Es urgente parar el ruido y negarnos a alimentar una guerra que no se puede ganar, sino solo perder de infinitas maneras
El shock que ha supuesto ver la barbarie llamar a nuestra puerta, tener muertos con nombre y apellido, conlleva el terrible riesgo de una respuesta visceral y sinsentido que nos lleve a caminar la senda misma que los terroristas nos ofrecen en su sangrienta bandeja. Rechazar el terrorismo es hacer frente común e inquebrantable con sus víctimas, todas ellas, la mayoría de las cuales resultan ser personas musulmanas en el mundo entero. Víctimas directas de un terrorismo que no queremos ver hasta que nos hiere y víctimas también de la ira islamófoba que se cultiva en Europa sin reparo alguno, desde los partidos políticos nacional-católicos y laico-beligerantes, así como desde infinidad de medios de comunicación que surfean alegremente entre la libertad de expresión y una incitación al odio que, lejos de ser gratuita, pagamos todos y todas a un precio desmesurado.
La banalidad del mal
Tras la aterradora jornada del 7 de enero necesitamos un tiempo de duelo que, desgraciadamente, no tenemos. Es urgente parar el ruido y negarnos a alimentar una guerra que no se puede ganar, sino solo perder de infinitas maneras. La islamofobia es el antisemitismo del siglo XXI. Se está construyendo de la misma espantosa manera, en un calco histórico alarmante. Testimonio de una época que aún es la nuestra, Hannah Arendt nos advierte de la banalidad de un mal camuflado en pequeños gestos cotidianos, en las oportunidades perdidas de oponernos a los mandatos, en las veces que seguimos la corriente, que simplemente nos dejamos llevar. Arrastrar. El abismo que se abre ante nosotras se constituye de esa mezcla fatal de ira e indiferencia por el destino de nuestra conciudadanía musulmana, abocada al fanatismo de los que se apropian de su identidad y de su creencia, y abocada al desprecio de las que nos proponemos laicas y civilizadas mientras alimentamos el odio hacia “los otros”. Hacia nosotros y nosotras.

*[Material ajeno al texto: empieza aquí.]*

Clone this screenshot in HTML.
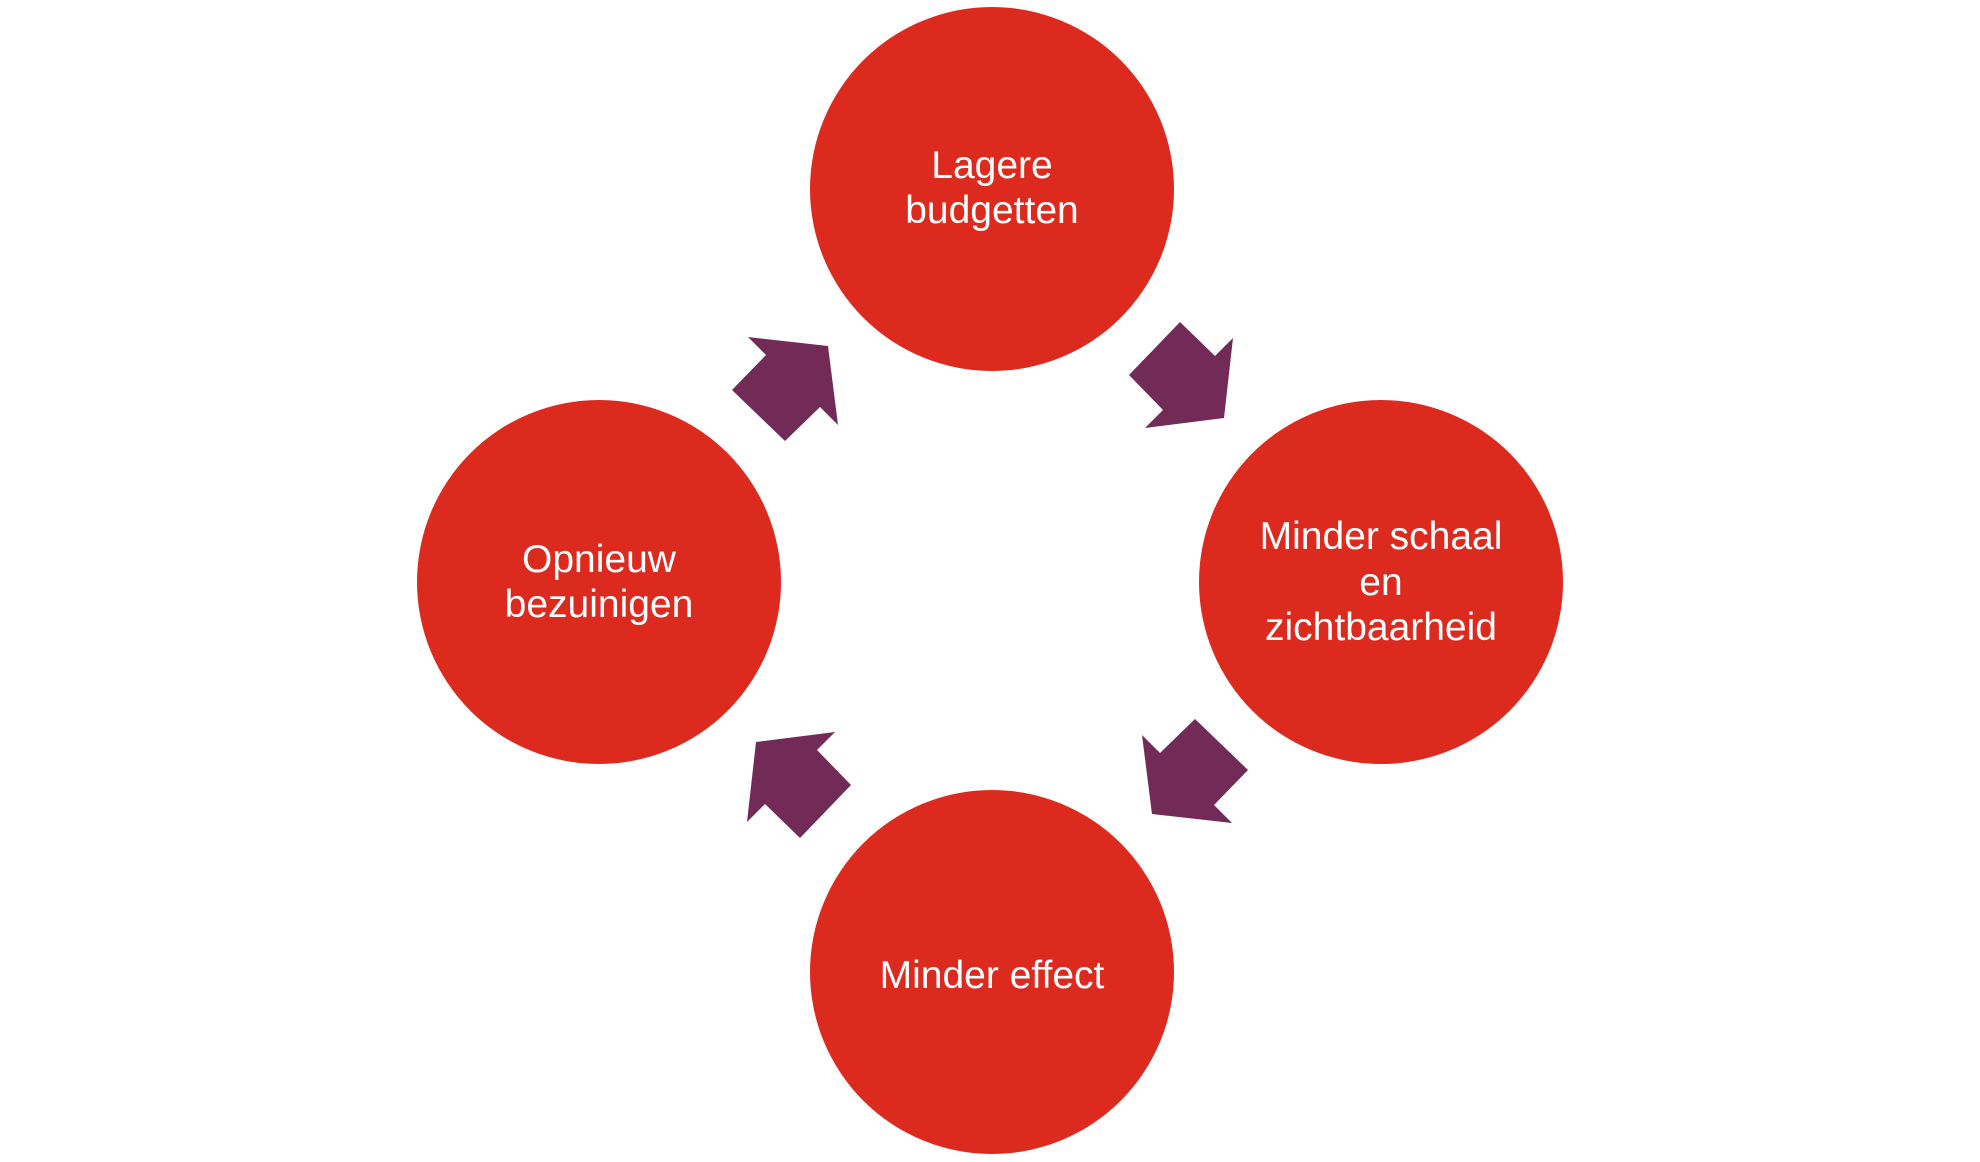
<!DOCTYPE html>
<html><head><meta charset="utf-8"><style>
html,body{margin:0;padding:0;background:#fff;width:1980px;height:1162px;overflow:hidden}
</style></head><body>
<svg width="1980" height="1162" viewBox="0 0 1980 1162" xmlns="http://www.w3.org/2000/svg">
<g fill="#DC2A1F">
<circle cx="992" cy="189" r="182"/>
<circle cx="1381" cy="582" r="182"/>
<circle cx="992" cy="972" r="182"/>
<circle cx="599" cy="582" r="182"/>
</g>
<g fill="#722A57" transform="translate(990,580)">
<polygon points="190,-258 225,-224 243,-242 234,-162 155,-152 173,-170 139,-205"/>
<polygon points="190,-258 225,-224 243,-242 234,-162 155,-152 173,-170 139,-205" transform="rotate(90)"/>
<polygon points="190,-258 225,-224 243,-242 234,-162 155,-152 173,-170 139,-205" transform="rotate(180)"/>
<polygon points="190,-258 225,-224 243,-242 234,-162 155,-152 173,-170 139,-205" transform="rotate(270)"/>
</g>
<g fill="#fff" font-family="Liberation Sans, sans-serif" font-size="39" text-anchor="middle">
<text x="992" y="178">Lagere</text>
<text x="992" y="223">budgetten</text>
<text x="1381" y="549">Minder schaal</text>
<text x="1381" y="595">en</text>
<text x="1381" y="640">zichtbaarheid</text>
<text x="992" y="988">Minder effect</text>
<text x="599" y="572">Opnieuw</text>
<text x="599" y="617">bezuinigen</text>
</g>
</svg>
</body></html>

Tenemos la oportunidad de demostrar que hemos entendido algo de nuestra historia reciente. Infinidad de asociaciones y personas musulmanas se han posicionado ante el terror sin dilaciones. Los terroristas no las representan. No en su nombre. Es el momento crucial de que el resto de la ciudadanía, las que no somos musulmanas, las que decimos defender las libertades, la vida, la alegría, el derecho a estar, a ser, a construir, lo digamos también bien alto: la islamofobia tampoco será en nuestro nombre. El fascismo que se justifica en el delirio sangriento de unos cuantos, el que busca explicaciones racionales para responder a la barbarie con más barbarie, no podrá hacerlo en nuestro nombre. No pasarán. No permitiremos que vuelvan a pasar. Defender la libertad es detener el odio. Todo el odio. Inmediatamente y sin excusas.